There’s a rumor on the internet that Tom Steyer, the California billionaire and Democratic presidential candidate, only owns one tie. Since he made his debut on the crowded October debate stage, viewers have fixated more on his red tartan tie than his policies and answers, pointing out that Steyer is consistent — perhaps too consistent — in its wear. A Steyer spokesperson described the tie as Scottish, making its print tartan instead of plaid.
For the 10th Democratic debate in South Carolina (Steyer’s sixth showing), the at-home Twitter audience pointed out that Steyer was still wearing that tie and, well, they had thoughts about it.
Why can't Tom Steyer get another tie. It's not billionaire chic to repeat every single time.— Elise Jordan (@Elise_Jordan) February 26, 2020
“Why can’t Tom Steyer get another tie,” one Twitter user asked. “It’s not billionaire chic to repeat every single time.” “Someone please buy Tom Steyer a second tie,” another begged. The tie has become so ubiquitous, it now has multiple Twitter accounts.
What politicians wear, and their appearance more broadly, has always played a role in politics. Clothes can help a candidate stand out on a packed stage and even define aspects of their candidacy, in the case of Hillary Clinton’s pantsuits. For male politicians, who are usually consigned to neutral-hued suits, ties are the accessory they can get creative with. For example, former Democratic candidate Jay Inslee liked to wear a green tie on the debate stage to signal he was the “green candidate,” given his bold climate-first agenda. Entrepreneur Andrew Yang skipped wearing a tie entirely for the debates, a progressive choice of attire for a tech-focused candidate.
Compared to the other four men onstage Tuesday night (Mike Bloomberg, Pete Buttigieg, Joe Biden, and Bernie Sanders), Steyer’s red-and-black tartan tie appeared strikingly out of place, and his online critics have disparaged the pattern as Christmas-like and gimmicky. As New York Times fashion critic Vanessa Friedman wrote, “Tartan, with all its connotations of Christmas, school uniforms, and marching across the moor to bagpipes, may speak to a certain tradition, but it’s not a stereotypical American one, which makes it uncomfortably close to the novelty tie for many viewers.”
Dig a little into Steyer’s billionaire environmentalist past and you’ll find that he’s entirely devoted to wearing tartan ties, a pattern associated with Scotland. A Washington Post profile of Steyer in 2013 quoted him saying, “You gotta dress up for a fight,” in reference to how he wears Scottish ties every day.
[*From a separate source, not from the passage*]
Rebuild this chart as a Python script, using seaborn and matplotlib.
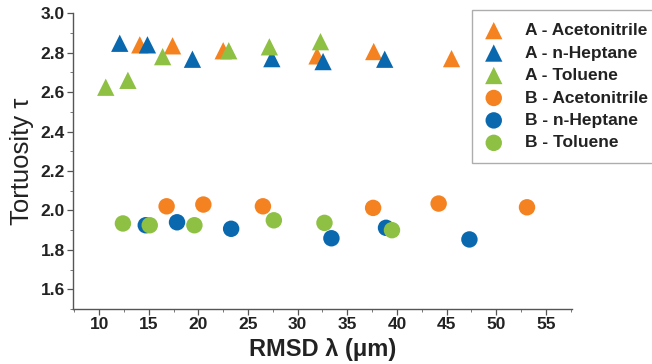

He’s selective with his tartan, however, avoiding the dark green, blue, and red pattern of his Scottish clan Murray because “it’s too ugly.” So why a tartan tie at all?
Steyer’s campaign told Vox that during a CNN town hall, he said, “If you have to wear a tie, why not wear a bright one?” “It’s Tom’s ‘Game Day’ tie,” spokesperson Luca Servodio said in an email. “He’s been wearing them for many years because he’s always seen tartan as a symbol to fight for what’s right.”
Notably, Steyer has made tartan his personal brand, even selling a Tom 2020 tartan bandana and a tartan koozie. Without the tartan tie, who really is Tom Steyer? Do viewers even know who Tom Steyer is, or do they only see a billionaire (and he’s not even the only billionaire onstage anymore) in a red tie?
At this point in the race, when he’s nationally polling at 2 percent, Steyer’s need to “dress up for a fight” doesn’t hold much water. A tartan tie, then, seems to be the main thing that’s helping him stand out — an accessory that makes his candidacy briefly memorable, salient, and the butt of several hundred Twitter jokes.
Update February 27, 2:30 pm: The story has been updated with a response from Tom Steyer’s campaign.